Anonymously submitted by a senior professional in a large organization
We have a mental health crisis on our hands. And I’m living it.
Intellectually I know that there’s no shame in mental health issues. Yet here I am writing this article anonymously for fear of being judged by my Jewish communal friends and colleagues. You see, I have a significant position within a large Jewish organization. On any given day, I am a rock and I’m excellent at balancing work and my home life, which includes a handful of kids. This current situation has thrown me for a loop, and put me in a place of great stress – to a breaking point. That makes me horribly uncomfortable, scared, and vulnerable. I mean, who else has had to send their normally adorable and stable elementary school-aged child to a psychiatric inpatient program? That’s a real question.

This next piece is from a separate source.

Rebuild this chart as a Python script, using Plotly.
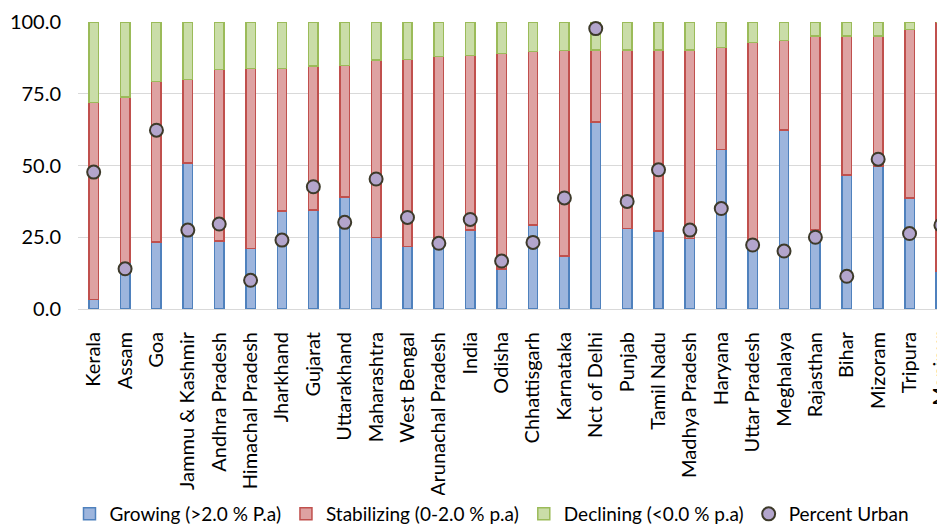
import plotly.graph_objects as go

states = ["Kerala", "Assam", "Goa", "Jammu & Kashmir", "Andhra Pradesh", "Himachal Pradesh",
          "Jharkhand", "Gujarat", "Uttarakhand", "Maharashtra", "West Bengal", "Arunachal Pradesh",
          "India", "Odisha", "Chhattisgarh", "Karnataka", "Nct of Delhi", "Punjab", "Tamil Nadu",
          "Madhya Pradesh", "Haryana", "Uttar Pradesh", "Meghalaya", "Rajasthan", "Bihar",
          "Mizoram", "Tripura", "Manipur"]

growing = [3.3, 16.2, 23.3, 50.8, 23.7, 21.1, 34.2, 34.5, 39.0, 24.9, 21.8, 22.5,
           27.5, 14.0, 29.3, 18.4, 65.2, 28.0, 27.2, 24.6, 55.5, 24.0, 62.3, 27.5,
           46.7, 49.9, 38.7, 13.3]
stabilizing = [68.6, 57.7, 55.9, 29.1, 59.8, 62.7, 49.6, 50.1, 45.9, 61.9, 65.2, 65.5,
               60.8, 75.0, 60.4, 71.6, 25.0, 62.3, 63.1, 65.7, 35.7, 68.9, 31.3, 67.7,
               48.5, 45.3, 58.7, 86.7]
declining = [28.1, 26.1, 20.8, 20.1, 16.5, 16.2, 16.2, 15.4, 15.1, 13.2, 13.0, 12.0,
             11.7, 11.0, 10.3, 10.0, 9.8, 9.7, 9.7, 9.7, 8.8, 7.1, 6.4, 4.8,
             4.8, 4.8, 2.6, 0.0]
percent_urban = [47.7, 14.0, 62.3, 27.5, 29.6, 10.0, 24.0, 42.6, 30.2, 45.3, 31.9, 22.9,
                 31.2, 16.7, 23.2, 38.7, 97.7, 37.5, 48.5, 27.5, 35.0, 22.3, 20.2, 25.0,
                 11.4, 52.2, 26.3, 29.2]
y_ticks = [0, 25, 50, 75, 100]

FONT = "Lato"
fig = go.Figure()
bar_w = 0.30
fig.add_trace(go.Bar(x=states, y=growing, name="Growing (>2.0 % P.a)", width=bar_w,
                     marker=dict(color="#9db5dd", line=dict(color="#4f81bd", width=1.5))))
fig.add_trace(go.Bar(x=states, y=stabilizing, name="Stabilizing (0-2.0 % p.a)", width=bar_w,
                     marker=dict(color="#dea2a2", line=dict(color="#c0504d", width=1.5))))
fig.add_trace(go.Bar(x=states, y=declining, name="Declining (<0.0 % p.a)", width=bar_w,
                     marker=dict(color="#cadda8", line=dict(color="#9bbb59", width=1.5))))
fig.add_trace(go.Scatter(x=states, y=percent_urban, name="Percent Urban", mode="markers",
                         cliponaxis=False,
                         marker=dict(size=13, color="#b3a5cc", line=dict(color="#3d3a2a", width=2))))

# page body adds an 8px offset; figure sized to fill the remaining window
fig.update_layout(
    barmode="stack",
    width=937, height=517,
    margin=dict(l=70, r=0, t=14, b=216, autoexpand=False),
    paper_bgcolor="white", plot_bgcolor="white",
    font=dict(family=FONT, size=20, color="#000000"),
    showlegend=True,
    legend=dict(orientation="h", x=0.4775, xanchor="center", y=-0.648, yanchor="top",
                font=dict(family=FONT, size=19), traceorder="normal", itemwidth=30),
    xaxis=dict(range=[-0.5, 27.13], tickangle=-90, showgrid=False, showline=True,
               linecolor="#d9d9d9", linewidth=1, ticks="", ticklabelstandoff=14,
               automargin=False, tickfont=dict(family=FONT, size=20)),
    yaxis=dict(range=[0, 100], tickvals=y_ticks, tickformat=".1f", showgrid=True,
               gridcolor="#d9d9d9", gridwidth=1, zeroline=False, showline=False,
               automargin=False, ticks="", ticklabelstandoff=16,
               tickfont=dict(family=FONT, size=20)),
)

fig.write_html("out.html")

I know I’m not alone in the struggle. The struggle is real and happening across the majority of individuals and families. But since I’m responsible for dozens of staff and important responsibilities during the crisis, I feel an incredible sense of responsibility to the work and to help keep everyone else feeling supported. The work and the people who do the work have always brought me joy, and a sense of pride, accomplishment and gratitude. Particularly in the present, the work gives me purpose. But I’m really worried about showing weakness and vulnerability. I think of leadership as being synonymous with strength. But perhaps right now what we need from leadership is an acknowledgement of weakness and vulnerability to validate how others are feeling.
One child of mine is already in intensive treatment. Two others are teetering on the edge. And one seems to be enjoying this situation and thriving pretty well. And the spouse? Well, his mental state is debatable depending on the day. And me? Up until now I didn’t feel like I could even begin to think about that. But I have come to the conclusion that both fulfilling my work to the level that it deserves and fulfilling my parenting to the level is deserves isn’t possible today or in the next several months. (Was it ever possible? Debatable.) So I’m going to muster up the courage pretty soon to raise my hand and ask for help. I’m not sure yet what that means and how I might best be supported while also doing my work and continuing to support others. But it’s important. And I encourage everyone else to think about raising their hand, too.